SLCC Chancellor Natalie Harder said it’s critical that diverse educational opportunities are available to incarcerated people and other individuals from disadvantaged backgrounds. Without targeted programs and the willingness of educational institutions to work with them, they won’t attain the needed skills to better themselves and society, she said.

Graduating from the joint SLCC-LPSO program means the offenders will exit incarceration with the opportunity to earn a minimum of $40,000 to $50,000 annually, a wage that can open doors for the graduates and their families. That can be the difference between progress and reoffending, she said.

“In a state that has had overincarceration for generations, these programs need to figure out how to be more supportive.

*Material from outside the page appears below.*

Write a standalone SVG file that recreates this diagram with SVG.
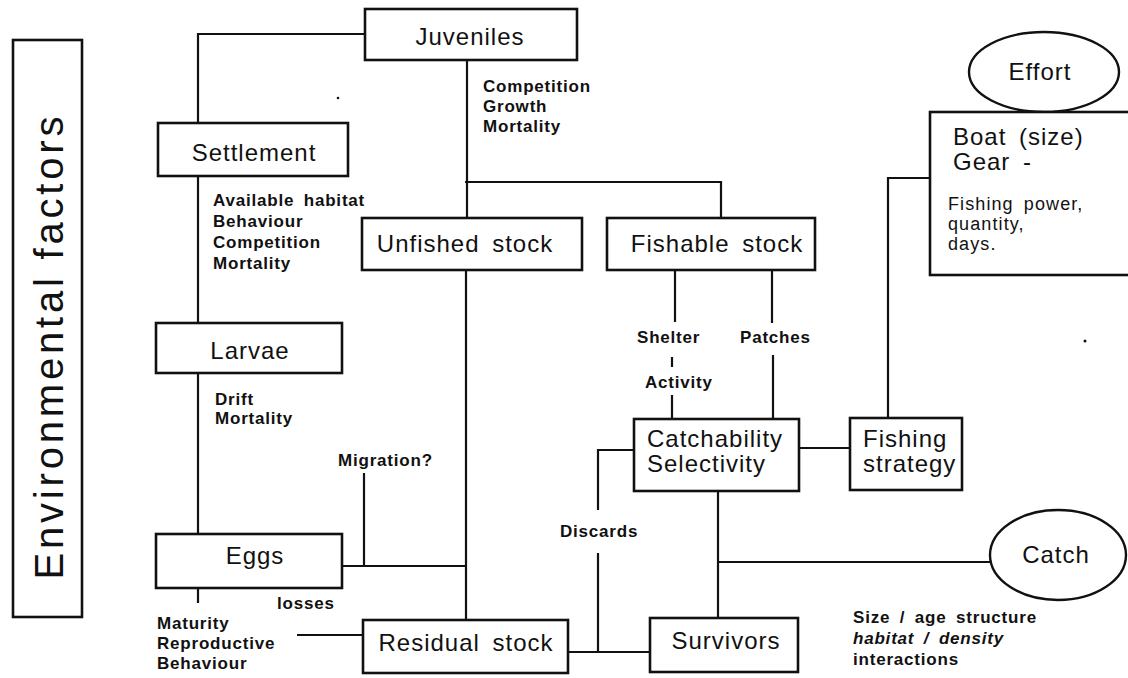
<svg xmlns="http://www.w3.org/2000/svg" width="1128" height="678" viewBox="0 0 1128 678">
<style>
.bx{fill:#fff;stroke:#111;stroke-width:2.6}
.el{fill:#fff;stroke:#111;stroke-width:2.4}
.c{fill:none;stroke:#111;stroke-width:2.2}
text{font-family:"Liberation Sans",Arial,Helvetica,sans-serif;fill:#111}
.n{font-size:24px;letter-spacing:1px;word-spacing:5px}
.nc{text-anchor:middle}
.s{font-size:17px;font-weight:bold;letter-spacing:0.8px;word-spacing:4px}
.r{font-size:18px;letter-spacing:1.1px;word-spacing:4px}
</style>
<rect width="1128" height="678" fill="#fff"/>
<g id="connectors">
<path class="c" d="M365,34 H198 V123"/>
<path class="c" d="M198,176 V323"/>
<path class="c" d="M198,373 V534"/>
<path class="c" d="M198,588 V603"/>
<path class="c" d="M297,635 H363"/>
<path class="c" d="M467,60 V218"/>
<path class="c" d="M465,182 H721 V218"/>
<path class="c" d="M466,270 V620"/>
<path class="c" d="M342,566 H466"/>
<path class="c" d="M364,473 V566"/>
<path class="c" d="M675,270 V322"/>
<path class="c" d="M772,270 V323"/>
<path class="c" d="M672,357 V367"/>
<path class="c" d="M672,395 V419"/>
<path class="c" d="M773,355 V419"/>
<path class="c" d="M799,448 H850"/>
<path class="c" d="M888,418 V178 H930"/>
<path class="c" d="M634,450 H598 V510"/>
<path class="c" d="M598,553 V652"/>
<path class="c" d="M568,652 H650"/>
<path class="c" d="M718,491 V618"/>
<path class="c" d="M718,562 H992"/>
</g>
<g id="env">
<rect class="bx" x="13" y="40" width="69" height="577"/>
<text transform="translate(63,348) rotate(-90)" text-anchor="middle" font-size="40" textLength="463" lengthAdjust="spacing">Environmental factors</text>
</g>
<g id="juveniles">
<rect class="bx" x="365" y="9" width="212" height="51"/>
<text class="n nc" x="470" y="45">Juveniles</text>
</g>
<g id="settlement">
<rect class="bx" x="158" y="123" width="190" height="53"/>
<text class="n nc" x="254" y="161">Settlement</text>
</g>
<g id="larvae">
<rect class="bx" x="156" y="323" width="186" height="50"/>
<text class="n nc" x="250" y="359">Larvae</text>
</g>
<g id="eggs">
<rect class="bx" x="156" y="534" width="186" height="54"/>
<text class="n nc" x="255" y="564">Eggs</text>
</g>
<g id="unfished">
<rect class="bx" x="362" y="218" width="220" height="52"/>
<text class="n nc" x="465" y="252">Unfished stock</text>
</g>
<g id="fishable">
<rect class="bx" x="607" y="218" width="208" height="52"/>
<text class="n nc" x="717" y="252">Fishable stock</text>
</g>
<g id="catchability">
<rect class="bx" x="634" y="419" width="165" height="72"/>
<text class="n" x="647" y="447">Catchability</text>
<text class="n" x="647" y="472">Selectivity</text>
</g>
<g id="fishing-strategy">
<rect class="bx" x="850" y="418" width="112" height="72"/>
<text class="n" x="863" y="447">Fishing</text>
<text class="n" x="863" y="472">strategy</text>
</g>
<g id="residual">
<rect class="bx" x="363" y="620" width="205" height="53"/>
<text class="n nc" x="466" y="651">Residual stock</text>
</g>
<g id="survivors">
<rect class="bx" x="650" y="618" width="148" height="54"/>
<text class="n nc" x="726" y="649">Survivors</text>
</g>
<g id="effort">
<ellipse class="el" cx="1044" cy="72" rx="75" ry="40"/>
<text class="n nc" x="1040" y="80">Effort</text>
</g>
<g id="boat">
<rect class="bx" x="930" y="112" width="210" height="163"/>
<text class="n" x="953" y="145">Boat (size)</text>
<text class="n" x="953" y="170">Gear -</text>
<text class="r" x="948" y="210">Fishing power,</text>
<text class="r" x="948" y="230">quantity,</text>
<text class="r" x="948" y="250">days.</text>
</g>
<g id="catch">
<ellipse class="el" cx="1058" cy="555" rx="68" ry="45"/>
<text class="n nc" x="1056" y="563">Catch</text>
</g>
<g id="labels">
<text class="s" x="483" y="92">Competition</text>
<text class="s" x="483" y="112">Growth</text>
<text class="s" x="483" y="132">Mortality</text>
<text class="s" x="213" y="206">Available habitat</text>
<text class="s" x="213" y="227">Behaviour</text>
<text class="s" x="213" y="248">Competition</text>
<text class="s" x="213" y="269">Mortality</text>
<text class="s" x="215" y="405">Drift</text>
<text class="s" x="215" y="424">Mortality</text>
<text class="s" x="338" y="466">Migration?</text>
<text class="s" x="277" y="609">losses</text>
<text class="s" x="157" y="629">Maturity</text>
<text class="s" x="157" y="649">Reproductive</text>
<text class="s" x="157" y="669">Behaviour</text>
<text class="s" x="637" y="343">Shelter</text>
<text class="s" x="740" y="343">Patches</text>
<text class="s" x="645" y="388">Activity</text>
<text class="s" x="560" y="537">Discards</text>
<text class="s" x="853" y="623">Size / age structure</text>
<text class="s" x="853" y="644" font-style="italic">habitat / density</text>
<text class="s" x="853" y="665">interactions</text>
</g>
<circle cx="338" cy="98" r="1.3" fill="#111"/>
<circle cx="1085" cy="341" r="1.5" fill="#111"/>
</svg>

There are more of these young men and women in our correctional facilities than we can serve right now,” Harder said. “If we want to change the trajectory of not just their lives, but the progress of our state, we’ve got to do more.”

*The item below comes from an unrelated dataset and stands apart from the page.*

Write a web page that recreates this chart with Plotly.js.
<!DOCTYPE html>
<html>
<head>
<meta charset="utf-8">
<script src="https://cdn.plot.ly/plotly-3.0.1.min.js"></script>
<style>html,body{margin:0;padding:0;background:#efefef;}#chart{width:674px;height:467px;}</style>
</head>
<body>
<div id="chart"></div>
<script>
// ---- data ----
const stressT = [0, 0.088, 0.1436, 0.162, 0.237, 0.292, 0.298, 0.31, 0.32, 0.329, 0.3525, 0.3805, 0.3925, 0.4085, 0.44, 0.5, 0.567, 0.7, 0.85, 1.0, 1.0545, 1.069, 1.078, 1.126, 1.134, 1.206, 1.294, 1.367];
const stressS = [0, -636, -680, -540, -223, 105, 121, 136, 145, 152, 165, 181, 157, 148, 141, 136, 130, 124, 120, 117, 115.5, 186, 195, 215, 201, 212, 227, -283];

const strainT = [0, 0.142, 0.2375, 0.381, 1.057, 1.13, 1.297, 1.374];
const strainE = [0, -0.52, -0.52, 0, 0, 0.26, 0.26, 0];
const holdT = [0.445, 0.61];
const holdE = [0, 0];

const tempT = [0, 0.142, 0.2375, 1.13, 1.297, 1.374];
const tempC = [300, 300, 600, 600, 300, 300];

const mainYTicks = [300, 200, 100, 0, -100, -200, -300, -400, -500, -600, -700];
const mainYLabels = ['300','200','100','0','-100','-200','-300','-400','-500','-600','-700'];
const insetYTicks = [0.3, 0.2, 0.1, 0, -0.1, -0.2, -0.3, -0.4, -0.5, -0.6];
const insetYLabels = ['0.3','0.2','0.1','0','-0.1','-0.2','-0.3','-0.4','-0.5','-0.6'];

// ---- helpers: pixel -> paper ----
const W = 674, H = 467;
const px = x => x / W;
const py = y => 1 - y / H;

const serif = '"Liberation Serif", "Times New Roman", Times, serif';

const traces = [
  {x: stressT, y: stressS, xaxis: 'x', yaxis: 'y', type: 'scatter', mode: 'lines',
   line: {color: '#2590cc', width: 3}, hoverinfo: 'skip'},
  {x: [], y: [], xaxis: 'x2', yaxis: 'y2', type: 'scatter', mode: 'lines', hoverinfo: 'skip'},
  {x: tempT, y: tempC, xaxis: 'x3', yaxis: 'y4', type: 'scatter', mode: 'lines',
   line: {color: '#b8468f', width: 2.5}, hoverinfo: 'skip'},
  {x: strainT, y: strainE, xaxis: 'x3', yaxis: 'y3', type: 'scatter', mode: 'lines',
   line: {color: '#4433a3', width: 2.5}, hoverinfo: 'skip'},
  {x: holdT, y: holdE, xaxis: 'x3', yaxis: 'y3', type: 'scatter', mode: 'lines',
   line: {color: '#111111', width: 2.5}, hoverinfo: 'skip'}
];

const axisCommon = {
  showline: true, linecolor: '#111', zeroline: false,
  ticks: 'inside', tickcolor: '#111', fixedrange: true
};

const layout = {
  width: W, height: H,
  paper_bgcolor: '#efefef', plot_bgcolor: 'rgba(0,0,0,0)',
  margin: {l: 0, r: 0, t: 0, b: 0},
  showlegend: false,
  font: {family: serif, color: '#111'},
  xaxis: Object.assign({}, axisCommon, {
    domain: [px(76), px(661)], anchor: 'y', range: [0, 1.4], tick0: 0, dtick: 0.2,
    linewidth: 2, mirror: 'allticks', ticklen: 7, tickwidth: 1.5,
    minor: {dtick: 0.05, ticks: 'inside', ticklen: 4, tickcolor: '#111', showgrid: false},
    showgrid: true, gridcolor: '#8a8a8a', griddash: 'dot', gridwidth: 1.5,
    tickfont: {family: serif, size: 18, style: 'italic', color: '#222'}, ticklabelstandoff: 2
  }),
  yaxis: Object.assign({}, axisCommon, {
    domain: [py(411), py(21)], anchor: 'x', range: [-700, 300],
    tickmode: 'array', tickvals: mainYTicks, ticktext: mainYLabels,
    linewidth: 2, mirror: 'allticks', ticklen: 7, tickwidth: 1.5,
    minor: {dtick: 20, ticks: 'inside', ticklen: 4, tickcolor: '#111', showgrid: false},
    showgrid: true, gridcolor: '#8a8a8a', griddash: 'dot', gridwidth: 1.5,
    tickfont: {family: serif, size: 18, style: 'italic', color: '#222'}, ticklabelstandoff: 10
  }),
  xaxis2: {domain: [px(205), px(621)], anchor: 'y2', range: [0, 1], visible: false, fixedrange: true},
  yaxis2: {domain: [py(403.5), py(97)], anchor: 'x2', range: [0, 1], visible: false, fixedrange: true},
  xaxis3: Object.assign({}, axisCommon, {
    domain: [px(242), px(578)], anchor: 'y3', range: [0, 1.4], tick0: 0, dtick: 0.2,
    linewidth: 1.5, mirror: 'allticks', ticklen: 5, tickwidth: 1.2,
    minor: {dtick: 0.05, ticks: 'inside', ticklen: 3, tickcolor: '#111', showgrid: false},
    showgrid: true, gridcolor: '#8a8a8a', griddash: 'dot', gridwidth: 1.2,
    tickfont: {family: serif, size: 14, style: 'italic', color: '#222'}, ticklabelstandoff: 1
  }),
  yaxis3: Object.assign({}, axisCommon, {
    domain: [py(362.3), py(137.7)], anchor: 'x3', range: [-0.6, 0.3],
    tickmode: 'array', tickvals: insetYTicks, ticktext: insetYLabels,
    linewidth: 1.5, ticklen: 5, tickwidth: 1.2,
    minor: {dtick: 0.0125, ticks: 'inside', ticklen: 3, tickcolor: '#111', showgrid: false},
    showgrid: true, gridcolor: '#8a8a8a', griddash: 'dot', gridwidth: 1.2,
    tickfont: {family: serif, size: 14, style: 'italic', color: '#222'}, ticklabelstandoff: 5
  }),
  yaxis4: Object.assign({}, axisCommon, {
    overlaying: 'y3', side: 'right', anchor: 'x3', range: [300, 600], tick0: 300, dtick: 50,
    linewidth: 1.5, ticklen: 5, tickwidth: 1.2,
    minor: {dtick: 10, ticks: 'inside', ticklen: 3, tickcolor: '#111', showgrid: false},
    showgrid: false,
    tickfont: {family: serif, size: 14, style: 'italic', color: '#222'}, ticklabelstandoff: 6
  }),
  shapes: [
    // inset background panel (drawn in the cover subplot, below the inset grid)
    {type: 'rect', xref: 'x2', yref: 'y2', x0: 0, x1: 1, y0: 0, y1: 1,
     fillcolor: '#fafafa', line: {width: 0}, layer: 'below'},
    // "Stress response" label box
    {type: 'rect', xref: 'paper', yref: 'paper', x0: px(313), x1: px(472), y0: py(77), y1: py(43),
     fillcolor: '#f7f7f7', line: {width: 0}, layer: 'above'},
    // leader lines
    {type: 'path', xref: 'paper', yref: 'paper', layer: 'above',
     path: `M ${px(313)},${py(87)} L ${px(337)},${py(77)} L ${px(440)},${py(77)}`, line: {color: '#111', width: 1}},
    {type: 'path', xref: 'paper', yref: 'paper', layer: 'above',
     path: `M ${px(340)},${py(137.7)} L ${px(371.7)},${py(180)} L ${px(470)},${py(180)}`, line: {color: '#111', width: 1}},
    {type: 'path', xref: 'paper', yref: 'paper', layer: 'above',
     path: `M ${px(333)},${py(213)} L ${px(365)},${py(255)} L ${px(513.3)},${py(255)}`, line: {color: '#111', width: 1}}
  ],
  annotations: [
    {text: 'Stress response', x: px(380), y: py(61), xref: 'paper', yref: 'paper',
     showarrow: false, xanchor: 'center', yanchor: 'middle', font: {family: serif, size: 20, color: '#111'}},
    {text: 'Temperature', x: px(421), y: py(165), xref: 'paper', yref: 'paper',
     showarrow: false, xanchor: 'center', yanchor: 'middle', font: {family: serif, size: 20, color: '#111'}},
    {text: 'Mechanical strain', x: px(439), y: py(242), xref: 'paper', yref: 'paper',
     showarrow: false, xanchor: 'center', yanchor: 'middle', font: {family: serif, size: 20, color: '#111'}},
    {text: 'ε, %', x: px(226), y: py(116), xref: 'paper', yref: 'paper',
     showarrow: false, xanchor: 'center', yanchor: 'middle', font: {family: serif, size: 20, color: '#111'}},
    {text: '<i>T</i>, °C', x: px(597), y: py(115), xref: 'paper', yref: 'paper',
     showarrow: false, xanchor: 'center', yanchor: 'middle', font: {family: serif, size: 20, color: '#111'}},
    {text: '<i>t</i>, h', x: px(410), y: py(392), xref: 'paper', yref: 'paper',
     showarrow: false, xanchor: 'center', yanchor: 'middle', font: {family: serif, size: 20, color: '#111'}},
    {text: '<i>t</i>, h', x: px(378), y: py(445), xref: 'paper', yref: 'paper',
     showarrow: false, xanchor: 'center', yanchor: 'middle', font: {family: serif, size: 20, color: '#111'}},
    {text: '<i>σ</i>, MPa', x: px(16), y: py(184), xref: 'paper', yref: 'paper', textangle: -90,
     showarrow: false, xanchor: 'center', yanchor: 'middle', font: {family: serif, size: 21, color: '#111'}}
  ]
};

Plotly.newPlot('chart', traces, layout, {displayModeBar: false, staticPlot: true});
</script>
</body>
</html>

Andre Perez, executive director of academic initiatives for SLCC, said the six students took courses toward earning their National Center for Construction Education Research (NCCER) Core, Welding Level 1 and Welding Level 2 certifications.

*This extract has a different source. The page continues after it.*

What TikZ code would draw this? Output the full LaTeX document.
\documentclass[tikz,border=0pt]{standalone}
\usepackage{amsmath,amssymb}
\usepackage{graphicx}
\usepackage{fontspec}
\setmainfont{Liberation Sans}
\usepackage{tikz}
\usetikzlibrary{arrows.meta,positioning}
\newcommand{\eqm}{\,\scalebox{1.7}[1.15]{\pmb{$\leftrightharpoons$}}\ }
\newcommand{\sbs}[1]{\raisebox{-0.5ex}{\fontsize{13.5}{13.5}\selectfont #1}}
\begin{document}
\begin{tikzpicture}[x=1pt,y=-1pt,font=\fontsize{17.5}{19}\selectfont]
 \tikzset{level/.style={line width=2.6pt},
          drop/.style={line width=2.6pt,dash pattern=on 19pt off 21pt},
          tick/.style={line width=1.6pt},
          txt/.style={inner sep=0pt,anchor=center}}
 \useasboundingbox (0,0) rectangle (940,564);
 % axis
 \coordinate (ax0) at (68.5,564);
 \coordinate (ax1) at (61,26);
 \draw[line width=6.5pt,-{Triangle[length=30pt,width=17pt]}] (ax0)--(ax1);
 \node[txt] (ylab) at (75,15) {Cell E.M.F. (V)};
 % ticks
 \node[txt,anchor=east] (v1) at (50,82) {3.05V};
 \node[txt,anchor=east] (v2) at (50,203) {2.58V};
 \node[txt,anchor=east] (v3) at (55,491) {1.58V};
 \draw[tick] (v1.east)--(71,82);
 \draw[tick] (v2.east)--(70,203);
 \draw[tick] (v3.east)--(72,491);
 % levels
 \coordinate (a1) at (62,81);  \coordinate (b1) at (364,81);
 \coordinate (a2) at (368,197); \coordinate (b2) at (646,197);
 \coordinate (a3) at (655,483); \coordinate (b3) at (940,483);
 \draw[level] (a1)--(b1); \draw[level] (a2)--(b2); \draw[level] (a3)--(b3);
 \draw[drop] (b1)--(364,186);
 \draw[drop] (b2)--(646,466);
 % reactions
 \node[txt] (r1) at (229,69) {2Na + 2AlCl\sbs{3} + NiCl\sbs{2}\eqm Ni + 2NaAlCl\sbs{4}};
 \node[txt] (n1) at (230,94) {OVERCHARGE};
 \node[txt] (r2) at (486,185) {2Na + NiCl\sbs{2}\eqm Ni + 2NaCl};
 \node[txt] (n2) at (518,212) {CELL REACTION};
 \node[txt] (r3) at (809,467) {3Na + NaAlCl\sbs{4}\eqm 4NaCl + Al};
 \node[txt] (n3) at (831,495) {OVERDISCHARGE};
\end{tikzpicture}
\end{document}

The courses ran for three semesters, from fall 2018 through summer 2019, and were as rigorous as the classes students take on any of SLCC’s campuses, he said.

The classes were conducted by welding instructor Dwayne Martin at the LPSO Transitional Housing Facility on West Willow Street. SLCC has an 18-wheeler outfitted with eight welding bays the offenders used as a mobile classroom for training, Perez said.

“We consider this just another campus of SLCC,” he said.

Perez said they work with LPSO to target offenders with at least one year of incarceration left to ensure they have time to complete the program and can be matched with employment while transitioning out of incarceration.

The executive director said he’s seen personally how reentry training and education can change a person’s fortunes after release. His cousin was incarcerated for 15 years and while imprisoned trained to become an automotive technician. He’s been out for 10 years now, and is preparing to open his own automotive shop, Perez said.

LPSO community corrections director Donovan LaGrange said the inmates are state-sentenced Department of Corrections inmates that come from around the state to participate in LPSO’s reentry and transitional training programs. Lafayette is a regional reentry hub with programs not offered in most parishes, he said.

Aside from educational programs, the LPSO program also ensures offenders have Social Security cards and licenses, can pay off fines they incurred because of their incarceration, and have a case worker and transitional coordinator to assist their reentry into society.

The work benefits the inmate and helps ensure community safety by reducing recidivism rates, he said.

“You can’t just put somebody behind bars and not invest in their transition. We can’t just put you in jail and when your time’s up put you back on the street. You’re going to recidivate because you have no tools and you’re returning to the same environment,” he said. “Education is paramount.”

Meyagi Baker, 23, said he doesn’t plan to return to his life preincarceration. He’s one of two graduates who have already been hired because of the welding program. He’s worked for Industrial Fabrications for the past month and said his employer and co-workers treat him like any other worker.

“You get older and learn as you grow,” he said. “I plan to be free for the rest of my life, and not have to go through everything that I went through before this.”

His two brothers, mother and cousin drove from New Orleans for his graduation Wednesday. His cousin Sherlita Rodriguez, 35, is preparing to graduate from Delgado Community College with a science degree in December and said she’s proud to see her cousin embracing his education and setting out on a stable career path.

“It was well worth the drive,” she said.

Clayton Batiste, 39, of Lafayette, spoke on behalf of his class at the graduation ceremony. He was cheered on by his daughter, son, mother and sister, who congratulated him afterward with hugs, beaming smiles and a balloon bouquet declaring, “You’re #1!”

Batiste said he’s been incarcerated for nine years and three months for an aggravated arson charge. He said he enjoyed the welding program because, “It challenged me to challenge myself.” Whenever he felt daunted, he said he prayed for the strength to keep going.

Batiste said he has about two years left on his sentence, and he’s hoping he can participate in the work release program now that he has his certification. His children are starting high school and he said he wants to show them that even with mistakes, it’s possible to be a positive role model.

“If I can do it, they can do it. They just started high school so it should encourage them that if I can graduate, you can graduate as well,” Batiste said. “You can continue on the legacy and keep moving forward to accomplish good things in life.”